Kondisi ini membuat para pekerja gig merasa seperti berjalan di atas jembatan yang rapuh. Walaupun berbahaya dan berpotensi merugikan, mereka terpaksa bertahan demi menafkahi keluarga. Penelitian mencatat bahwa peralihan pekerja resmi ke pekerjaan gig akibat PHK bersifat ambivalen. Di satu sisi, platform digital menyerap tenaga kerja pasca-PHK. Namun, di sisi lain, status kerja yang tidak terlindungi, pendapatan tidak stabil, dan jam kerja panjang menjadikan ekonomi gig sebagai “solusi sementara tapi rapuh”.

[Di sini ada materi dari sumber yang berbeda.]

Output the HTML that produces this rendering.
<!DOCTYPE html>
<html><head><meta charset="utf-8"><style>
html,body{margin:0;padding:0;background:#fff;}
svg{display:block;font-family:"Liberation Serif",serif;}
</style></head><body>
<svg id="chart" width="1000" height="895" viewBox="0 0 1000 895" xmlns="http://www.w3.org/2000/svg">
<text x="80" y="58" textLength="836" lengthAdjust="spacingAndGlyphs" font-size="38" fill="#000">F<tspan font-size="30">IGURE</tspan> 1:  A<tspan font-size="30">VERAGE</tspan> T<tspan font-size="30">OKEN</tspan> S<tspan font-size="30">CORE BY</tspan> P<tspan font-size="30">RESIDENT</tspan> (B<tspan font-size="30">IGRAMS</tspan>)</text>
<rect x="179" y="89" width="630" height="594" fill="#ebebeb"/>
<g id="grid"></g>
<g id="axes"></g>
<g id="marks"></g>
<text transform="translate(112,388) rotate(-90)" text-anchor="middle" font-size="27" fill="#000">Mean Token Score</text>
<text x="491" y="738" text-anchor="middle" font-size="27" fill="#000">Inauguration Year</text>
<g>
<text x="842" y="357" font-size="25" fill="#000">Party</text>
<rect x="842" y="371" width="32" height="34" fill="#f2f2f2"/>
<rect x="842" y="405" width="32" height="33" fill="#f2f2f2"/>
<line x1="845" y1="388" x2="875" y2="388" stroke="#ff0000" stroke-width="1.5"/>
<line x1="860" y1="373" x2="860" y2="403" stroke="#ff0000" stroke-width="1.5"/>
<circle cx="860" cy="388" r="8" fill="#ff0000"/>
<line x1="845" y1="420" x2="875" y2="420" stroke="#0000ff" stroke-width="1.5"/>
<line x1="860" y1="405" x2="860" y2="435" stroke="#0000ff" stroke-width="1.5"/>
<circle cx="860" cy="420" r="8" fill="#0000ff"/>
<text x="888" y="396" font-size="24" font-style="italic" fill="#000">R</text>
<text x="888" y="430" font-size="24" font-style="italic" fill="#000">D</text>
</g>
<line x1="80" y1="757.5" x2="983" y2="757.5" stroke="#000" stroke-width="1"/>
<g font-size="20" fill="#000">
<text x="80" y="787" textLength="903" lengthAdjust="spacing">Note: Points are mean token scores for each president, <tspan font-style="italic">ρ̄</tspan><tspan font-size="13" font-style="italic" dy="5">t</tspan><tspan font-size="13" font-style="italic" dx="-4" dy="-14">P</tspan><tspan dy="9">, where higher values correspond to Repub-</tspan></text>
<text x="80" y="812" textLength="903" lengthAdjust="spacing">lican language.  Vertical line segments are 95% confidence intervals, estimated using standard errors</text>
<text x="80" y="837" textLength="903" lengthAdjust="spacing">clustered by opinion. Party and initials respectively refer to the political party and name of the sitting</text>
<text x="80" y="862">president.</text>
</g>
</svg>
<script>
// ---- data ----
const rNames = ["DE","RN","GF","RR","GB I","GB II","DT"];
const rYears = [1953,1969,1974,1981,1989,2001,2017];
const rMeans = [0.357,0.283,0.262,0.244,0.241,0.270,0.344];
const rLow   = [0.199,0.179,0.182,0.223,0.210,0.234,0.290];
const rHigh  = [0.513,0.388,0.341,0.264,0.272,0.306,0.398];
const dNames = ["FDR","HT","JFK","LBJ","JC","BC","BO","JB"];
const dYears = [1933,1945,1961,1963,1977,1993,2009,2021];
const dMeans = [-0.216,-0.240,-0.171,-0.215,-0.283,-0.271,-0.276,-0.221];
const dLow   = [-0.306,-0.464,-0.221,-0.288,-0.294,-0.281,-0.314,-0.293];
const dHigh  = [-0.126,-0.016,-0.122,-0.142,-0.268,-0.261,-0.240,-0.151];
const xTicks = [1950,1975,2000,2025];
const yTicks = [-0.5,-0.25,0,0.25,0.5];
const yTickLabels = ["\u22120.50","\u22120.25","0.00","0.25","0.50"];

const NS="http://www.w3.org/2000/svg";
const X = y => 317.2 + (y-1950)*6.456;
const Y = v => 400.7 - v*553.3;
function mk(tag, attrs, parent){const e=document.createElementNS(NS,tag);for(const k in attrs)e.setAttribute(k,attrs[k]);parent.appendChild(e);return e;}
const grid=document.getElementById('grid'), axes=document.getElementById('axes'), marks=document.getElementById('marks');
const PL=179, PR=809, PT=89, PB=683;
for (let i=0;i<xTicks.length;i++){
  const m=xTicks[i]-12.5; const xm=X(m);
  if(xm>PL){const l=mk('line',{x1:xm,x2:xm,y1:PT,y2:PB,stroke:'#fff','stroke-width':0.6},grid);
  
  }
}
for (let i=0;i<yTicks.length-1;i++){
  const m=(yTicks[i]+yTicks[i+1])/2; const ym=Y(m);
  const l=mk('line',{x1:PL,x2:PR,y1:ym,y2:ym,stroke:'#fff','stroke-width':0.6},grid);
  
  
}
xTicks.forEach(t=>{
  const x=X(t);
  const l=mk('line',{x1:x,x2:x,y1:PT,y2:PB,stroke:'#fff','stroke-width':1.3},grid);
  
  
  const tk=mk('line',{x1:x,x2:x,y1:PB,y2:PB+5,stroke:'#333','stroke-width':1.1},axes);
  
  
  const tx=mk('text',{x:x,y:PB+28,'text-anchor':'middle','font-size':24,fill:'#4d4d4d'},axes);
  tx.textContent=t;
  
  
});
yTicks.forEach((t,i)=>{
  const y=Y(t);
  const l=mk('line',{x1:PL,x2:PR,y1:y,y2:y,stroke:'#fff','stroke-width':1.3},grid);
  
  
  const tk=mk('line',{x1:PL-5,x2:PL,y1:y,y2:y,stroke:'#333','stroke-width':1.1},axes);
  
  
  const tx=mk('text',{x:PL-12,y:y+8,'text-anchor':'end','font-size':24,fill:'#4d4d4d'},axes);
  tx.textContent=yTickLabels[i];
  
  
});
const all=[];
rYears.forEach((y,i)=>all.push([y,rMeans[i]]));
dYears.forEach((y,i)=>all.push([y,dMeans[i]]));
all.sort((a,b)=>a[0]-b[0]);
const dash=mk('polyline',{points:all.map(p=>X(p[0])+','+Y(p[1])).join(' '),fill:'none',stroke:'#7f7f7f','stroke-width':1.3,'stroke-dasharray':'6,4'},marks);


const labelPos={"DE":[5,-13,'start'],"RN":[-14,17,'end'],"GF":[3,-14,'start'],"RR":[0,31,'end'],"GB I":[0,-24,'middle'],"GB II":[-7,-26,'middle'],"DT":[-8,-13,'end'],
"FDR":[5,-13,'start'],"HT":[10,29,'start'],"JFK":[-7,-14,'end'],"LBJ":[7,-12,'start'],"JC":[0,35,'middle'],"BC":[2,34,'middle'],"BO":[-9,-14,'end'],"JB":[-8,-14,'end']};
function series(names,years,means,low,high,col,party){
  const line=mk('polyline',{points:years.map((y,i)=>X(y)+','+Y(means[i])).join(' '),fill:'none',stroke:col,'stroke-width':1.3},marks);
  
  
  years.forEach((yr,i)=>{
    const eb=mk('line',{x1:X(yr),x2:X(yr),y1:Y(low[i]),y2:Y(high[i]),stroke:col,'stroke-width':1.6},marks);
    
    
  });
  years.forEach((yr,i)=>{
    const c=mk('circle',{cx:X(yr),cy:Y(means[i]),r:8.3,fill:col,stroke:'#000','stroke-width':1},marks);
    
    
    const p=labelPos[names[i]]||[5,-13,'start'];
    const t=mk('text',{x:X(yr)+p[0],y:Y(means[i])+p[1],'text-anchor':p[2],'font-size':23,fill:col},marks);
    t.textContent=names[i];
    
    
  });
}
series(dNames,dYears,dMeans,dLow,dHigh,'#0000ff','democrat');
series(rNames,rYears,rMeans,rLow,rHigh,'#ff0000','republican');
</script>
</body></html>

Ini menunjukkan negara terkesan abai. Janji 19 juta lapangan kerja hanya isapan jempol belaka, sementara korban PHK terus bertambah. Kondisi ini memaksa rakyat mencari solusi dengan menjadi pekerja gig, padahal ekonomi gig di Indonesia masih menghadapi banyak kekurangan dan masalah, terutama terkait ketidakadilan pembagian hasil dan kurangnya transparansi platform bagi para pekerja gig.

Ekonomi Gig dalam Bingkai Syariah

Dalam kondisi demikian, Islam menawarkan pandangan yang jelas dan komprehensif mengenai ekonomi gig.

Pada dasarnya, ekonomi gig adalah model kerja baru yang memanfaatkan teknologi, dan akad yang relevan dengannya adalah akad ijarah (sewa/jasa). Dalam akad ini, pekerja (musta’jir) menyewakan jasa atau keahliannya kepada pemberi kerja (mu’ajjir) untuk waktu tertentu atau penyelesaian tugas tertentu dengan imbalan (ujrah) yang jelas.

Jika dilihat dari sudut pandang ini, ijarah hukumnya boleh (mubah), sebagaimana tercantum dalam hadis: “Rasulullah Saw menyewa seorang laki-laki untuk mengurus kebun kurma milik Bani Nadhir” (HR Bukhari dan Muslim).

Masalah utama dalam ekonomi gig saat ini adalah keberadaan pihak ketiga, yaitu operator daring (platform), yang dalam Islam dikenal dengan istilah “simsar” (perantara/broker) atau lebih umum “dallaal” (دلال). Pihak ketiga inilah yang kerap menimbulkan permasalahan, khususnya terkait transparansi dan kejujuran.

Platform seharusnya memberikan perhitungan yang jelas dalam menentukan harga, biaya tambahan, dan pembagian keuntungan, baik untuk penyedia jasa (misalnya pengemudi ojek daring) maupun penerima jasa (misalnya penumpang ojek daring).